Not surprisingly John Atkin, the head of the crop-protection part of Syngenta, a Swiss agrichemical and seed company, believes the changes are wrong. As he puts it, “current regulations are tough and we have already reached a point where some useful compounds, particularly for minor crops, have been lost, to the detriment of agricultural productivity.” (The minor crops in question include leeks, green beans and flower bulbs.) He adds that even under the existing rules some 700 substances have disappeared from the market, out of an original total of around 1,150.

Others without a commercial axe to grind agree with him. Ian Dewhurst, the principal toxicologist at the British government’s Pesticide Safety Directorate, points out that by failing to think about real-world risks, the European Union may end up acting against the wrong pesticides. It is not merely that the EU will probably ban what is, in practice, safe, but also that it might let through what is causing the most harm.
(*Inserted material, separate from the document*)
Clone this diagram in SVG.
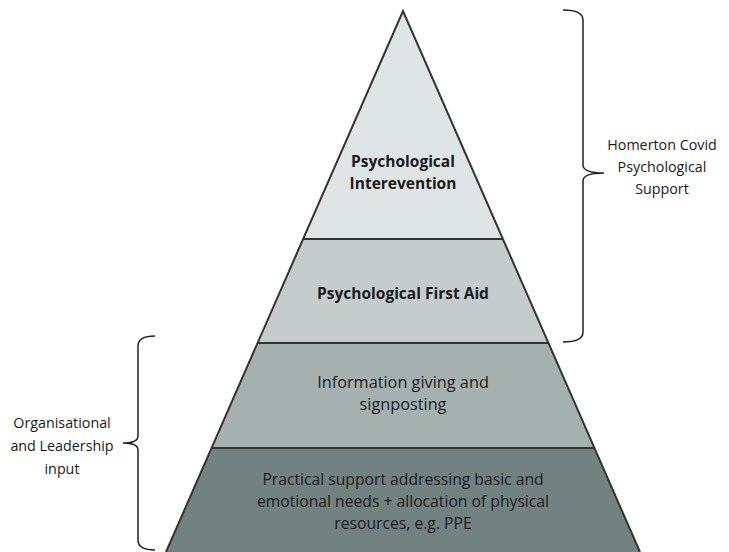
<svg xmlns="http://www.w3.org/2000/svg" width="729" height="552" viewBox="0 0 729 552">
<style>
.t{font-family:"Open Sans","Liberation Sans",sans-serif;fill:#1a1a1a;text-anchor:middle}
.b{font-weight:bold;font-size:15.5px}
.n{font-size:16.3px}
.m{font-size:15.7px}
.s{font-size:14.3px}
.sep{stroke:#333;stroke-width:2;fill:none}
.br{stroke:#222;stroke-width:1.5;fill:none}
</style>
<rect width="729" height="552" fill="#fff"/>
<g id="layer1">
<polygon points="403,11 303,239 503,239" fill="#dfe5e5"/>
<text class="t b" x="403" y="167">Psychological</text>
<text class="t b" x="403" y="189">Interevention</text>
</g>
<g id="layer2">
<polygon points="303,239 503,239 548,343 258,343" fill="#c4cdcc"/>
<text class="t b" x="403" y="299">Psychological First Aid</text>
</g>
<g id="layer3">
<polygon points="258,343 548,343 594,448 212,448" fill="#a5b1af"/>
<text class="t n" x="403" y="388">Information giving and</text>
<text class="t n" x="403" y="410">signposting</text>
</g>
<g id="layer4">
<polygon points="212,448 594,448 640,552 166,552" fill="#718280"/>
<text class="t m" x="403" y="485">Practical support addressing basic and</text>
<text class="t m" x="403" y="507">emotional needs + allocation of physical</text>
<text class="t m" x="403" y="529">resources, e.g. PPE</text>
</g>
<g id="outline">
<polyline class="sep" points="166,552 403,11 640,552" stroke-width="1.8"/>
<line class="sep" x1="303" y1="239" x2="503" y2="239"/>
<line class="sep" x1="258" y1="343" x2="548" y2="343"/>
<line class="sep" x1="212" y1="448" x2="594" y2="448"/>
</g>
<g id="brace-right">
<path class="br" d="M563,10 Q583,10 583,20 L583,165 Q583,173 604,173 Q583,173 583,181 L583,332 Q583,342 563,342"/>
<text class="t s" x="662" y="150">Homerton Covid</text>
<text class="t s" x="662" y="172">Psychological</text>
<text class="t s" x="662" y="194">Support</text>
</g>
<g id="brace-left">
<path class="br" d="M155,336 Q138,336 138,346 L138,436 Q138,443 123,443 Q138,443 138,450 L138,540 Q138,550 155,550"/>
<text class="t s" x="62" y="428">Organisational</text>
<text class="t s" x="62" y="451">and Leadership</text>
<text class="t s" x="62" y="474">input</text>
</g>
</svg>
Ian Denholm, head of plant and invertebrate ecology at Rothamsted Research, an agricultural institute in Britain, agrees, and judges that the present system, founded on science-based risk-assessment, is a “rigorous gold standard”.

The counter-argument is that, gold standard or not, the existing legislation (which was drafted in the late 1980s) is not working. As the chart shows, the share of food samples that exceed the maximum residue limits (MRLs) in Europe has remained constant for many years. Elliott Cannell, a spokesman for the Pesticide Action Network, an environmental group based in London, reckons the average European probably eats food contaminated with pesticides at least once a fortnight. The virtue of a risk assessment is that it captures what happens in the real world. If it fails to capture the actual threats to health, as these results suggest is happening, then it is failing to do its job.

Vyvyan Howard, a toxicologist and pathologist at the University of Ulster, and a supporter of the reform, also reckons that the existing system is not as good as it claims to be. He says it assesses exposure on a complex model of the world that is not always correct. “We know,” he says, “we get pesticides turning up where we don’t expect them.” He points to the example last month of gardeners in Britain being warned not to eat home-grown vegetables after manure they might have used became contaminated with a herbicide called aminopyralid.

The new system, according to Dr Howard, is based on science, but with pragmatism. The idea is to reduce the overall toxicity of the entire armory of pesticides. The new criteria would remove the most hazardous products from the food chain altogether. He believes this is particularly important for protecting fetuses, whose development is especially susceptible to disruption by outside chemical signals.
Just dilute before use

Science, however, is one thing. Politics is another. In response to the sceptics’ concerns, Europe’s agriculture ministers met on June 23rd to hammer out a compromise that will allow any country that feels it cannot replace a particular pesticide to ask permission to continue to use it. This has angered green groups and it has pleased neither agricultural scientists nor the British government. The exemption, Dr Denholm reckons, is “totally worthless”. The job of obtaining an exemption, he says, is too bureaucratic and could involve as much as two years of consultation.

One lesson from all this is that you cannot please all of the people all of the time. Cheap, pesticide-free food is probably an unachievable objective. The other lesson, however, is that science—so often seen as a way of arriving at clear-cut answers—is itself a process of muddling through to the truth. Hazard assessment has a certain purity, but that purity is often irrelevant to real risk. On the other hand, a true risk assessment is impossible, since not all of the variables can be identified, let alone measured and modelled.

But perhaps there is one lesson that science still can offer the politicians. It is this: by all means do the experiment and find out. But, if the experiment fails, have the guts to admit you were wrong and try something else. Politics being what it is, the new legislation is certain to be introduced. If it turns out to be a costly mistake, it should not be allowed to last.